Sorting is a highly important kernel which takes part in many scientific and engineering applications. In terms of efficiency, a GPU implementation of this operator is not a simple task since hardware requirements have to be considered. In this paper, we provide a new proposal for solving sorting problems that match well to the new GPU architectures. Specifically, this proposal is an algorithmic variant of bitonic merge sort (BMS), called bitonic merge comb sort (BMCS). Furthermore, we obtain a new proposal BPLG–BMCS using a tuning methodology based on tuning building blocks for parallel prefix algorithms. In addition to tuning building blocks, BPLG–BMCS is also optimized with different CUDA techniques such as specialized templates, shuffle instructions or customized datatypes.

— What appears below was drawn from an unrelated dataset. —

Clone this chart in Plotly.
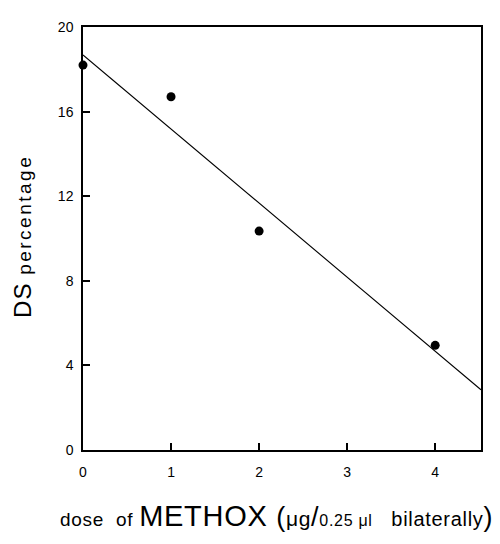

Despite its mathematical complexity, the performance of the resulting proposal obtains very competitive results compared to other well-known sorting libraries, such as ModernGPU, CUB and CUDPP, achieving an improvement of up to 40\(\times \) for single-batch execution and up to 11,794\(\times \) for multi-batch execution.

As future work, our primary focus will be to extend our proposal for large-size arrays that cannot be stored in shared memory.